Los soberbios son mellizos de los necios, pero hay una categoría que eleva la necedad a rango de estupidez y es cuando el soberbio es hombre limitado de entenderas aunque ni lo sabe ni lo quiere saber. No hay nada peor que un soberbio que no sabe nada, porque aún podría justificarse la fuerza y ansiedad del soberbio con luces. España es país donde hay soberbios sin brillo, de perdonavidas que aspiran a perpetuarse en su destino de salvación a sabiendas de que nunca traspasarán la barrera de la mediocridad. Hay hombres con luces, ilustrados y capaces, que viven atormentados por la bajeza y felonía de los escrúpulos de los ignorantes. Insisto que no hay nada peor que un soberbio que se cree “torre y gallo victorioso” cuando no pasa de peón de brega con hechuras de gallina acorralada en un plató de televisión.
Pero siendo irrelevantes, esa tropa de marinos enrolados debe servir disciplinadamente a Ajab en su delirio portentoso, pues son ellos quienes desplazan la carga y surcan las corrientes. Para ello, Ajab hipnotiza a la tropa, es un mesmerista que conoce lo que desean oír sus huestes y fascina con sus palabras. No ignora que puede decir lo mismo y lo contrario al mismo tiempo, sin solución de continuidad, porque ejerce el poder total y de esa manera ahorma el mundo. Es la tecnología del poder basada en la conjetura del lenguaje. Ejerce el poder con la fuerza del magnetismo de un imán, de modo que no tendrá reparos en eliminar a quien se salga de la fila, out of order.
Moby Dick es una alegoría salvaje del control del hombre sobre el hombre y del hombre en sí mismo, es un trasunto del espíritu de perdición, del poder del mal encelado en el orgullo del hombre maldito. Y así es como el barco se topa con su ballena, y el capitán muere no devorado por la ballena, una mera replica figurativa de la muerte narrativa, sino devorado por su propia soberbia, porque se ha enfrentado a sí mismo.

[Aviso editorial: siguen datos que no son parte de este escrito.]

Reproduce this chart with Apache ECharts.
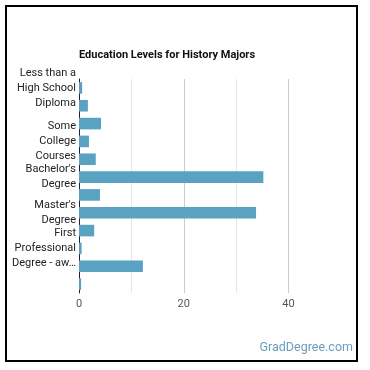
<!DOCTYPE html>
<html><head><meta charset="utf-8">
<script src="https://cdn.jsdelivr.net/npm/echarts@6/dist/echarts.min.js"></script>
<style>html,body{margin:0;padding:0;background:#fff}#c{width:370px;height:370px}</style>
</head><body><div id="c"></div>
<script>
var categories = ["Less than a High School Diploma","High School Diploma","Post-Secondary Certificate","Some College Courses","Associate's Degree","Bachelor's Degree","Post-Baccalaureate Certificate","Master's Degree","Post-Master's Certificate","First Professional Degree - awarded for completion of a program","Doctoral Degree","Post-Doctoral Training"];
var values = [0.6, 1.7, 4.2, 1.9, 3.2, 35.2, 4.0, 33.8, 2.9, 0.5, 12.2, 0.4];
var tickLabels = {
  "Less than a High School Diploma":"Less than a\nHigh School\nDiploma",
  "Some College Courses":"Some\nCollege\nCourses",
  "Bachelor's Degree":"Bachelor's\nDegree",
  "Master's Degree":"Master's\nDegree",
  "First Professional Degree - awarded for completion of a program":"First\nProfessional\nDegree - aw\u2026"
};
var xTickLabels = {0:"0",20:"20",40:"40"};
var chart = echarts.init(document.getElementById('c'));
chart.setOption({
  animation:false,
  textStyle:{fontFamily:'Roboto'},
  title:{text:'Education Levels for History Majors',left:74,top:45,textStyle:{fontFamily:'Roboto',fontSize:11,fontWeight:'bold',color:'#111'}},
  grid:{left:79,right:81.5,top:79,bottom:77,containLabel:false},
  xAxis:{type:'value',min:0,max:40,interval:10,
    axisLine:{show:false},axisTick:{show:false},
    axisLabel:{color:'#555',fontSize:11,margin:6,formatter:function(v){return xTickLabels[v]||'';}},
    splitLine:{show:true,lineStyle:{color:['#cccccc','#e6e6e6'],width:1}}},
  yAxis:{type:'category',inverse:true,data:categories,
    axisLine:{show:true,lineStyle:{color:'#222',width:1}},axisTick:{show:false},
    axisLabel:{color:'#222',fontSize:11,lineHeight:15,margin:3,interval:0,hideOverlap:false,
      formatter:function(v){return tickLabels[v]||'';}}},
  series:[{type:'bar',data:values,barWidth:'65%',itemStyle:{color:'#5aa2c1'},silent:true}],
  graphic:[
    {type:'rect',shape:{x:6,y:6,width:351,height:355},style:{fill:'none',stroke:'#000',lineWidth:2}},
    {type:'text',right:17,top:341,style:{text:'GradDegree.com',fill:'#6b9dbd',font:'12.5px Roboto'}}
  ]
});
</script></body></html>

Y allí muere también toda la tripulación, salvo Ismael. Hace unas semanas muchos diputados abandonaron su escaño conscientes de que eran conducidos al destierro por la ceguera inducida de la soberbia de algunos hombres que les condenaban a la vida extraparlamentaria. Es posible que alguno sobreviva y cuando regrese, como en la epopeya de Melville (Moby Dick), narre la historia de sus antihéroes. Y de los mártires que no supieron sublevarse.